曽野綾子「観月観世」の謎

曽野綾子に「観月観世 或る世紀末の物語」という小説があり、集英社から2008年に出て、文庫にもなっているが、誰もアマゾンレビューを書いていない。これは1982年から25年かけて散発的に書かれた連作小説で、

「観月観世」「新潮」1982年2月

「祝福の夜」「文學界」同3月

「沈黙の宮殿」「群像」1994年4月

「月餅」同96年2月

「二人」同96年10月

「包丁」「すばる」2002年9月

「小さな苦労人」同2006年2月

「月光と消失」同2007年12月

 という気の長さで、最初の二編を書いたあと12年も放置されていたことになる。書き始めたころは曽野も52歳だが、終わった時は77歳になっていた。当人は20世紀中に終わらせるつもりだったらしい。

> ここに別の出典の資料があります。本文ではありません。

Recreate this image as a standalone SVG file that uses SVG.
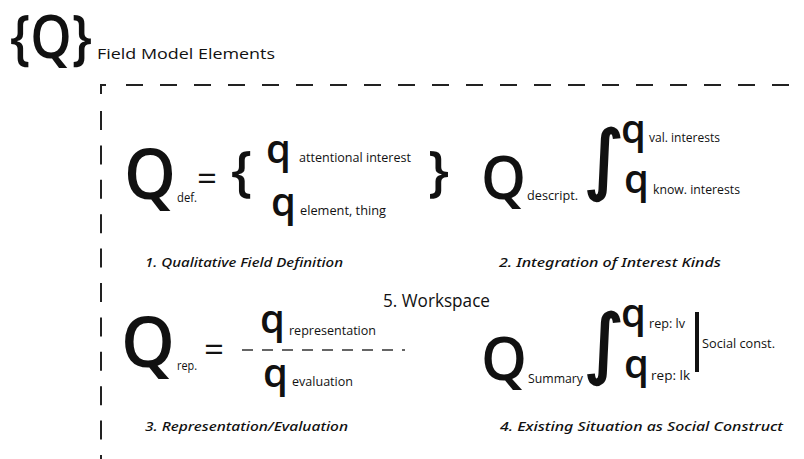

 中身は、宇佐見暁照という初老の裕福な男が、同年配の男数人を集めて、月に一度観月の宴を開くというもので、鳴滝厚、箕輪十三郎、鱸和彦、荘保千明という女性作家の小説に出てきそうな名前の男たちが集まる。宇佐見は戦時中にボルネオで死にかけたというから1925年以前の生まれだろう。

 こういう風にあちこちの雑誌に散発的に連作を発表するというのは川端康成がよくやったことで、当人は、はた迷惑なやり方だと言っているのだが、意識してやっていた。それで、真似する人もいて、伊藤整が、どう見たって通俗小説のくだらないほうである『火の鳥』をこの形式で発表してベストセラーにしているのだが、伊藤整というのは川端の側近の文壇政治家だったのに、生前一度も小説で賞をとったことがなく、生前は『日本文壇史』で読売文学賞、没後『変容』で日本文学大賞をとっただけである。

 曽野綾子はこれで死に向かう自分の気持ちを表現したかったようだが、94年に文芸時評を『海燕』でやった中島梓が、『群像』に唐突に載っている「沈黙の宮殿」を、これは続きものなのか? といぶかっていたので読んでみただけである。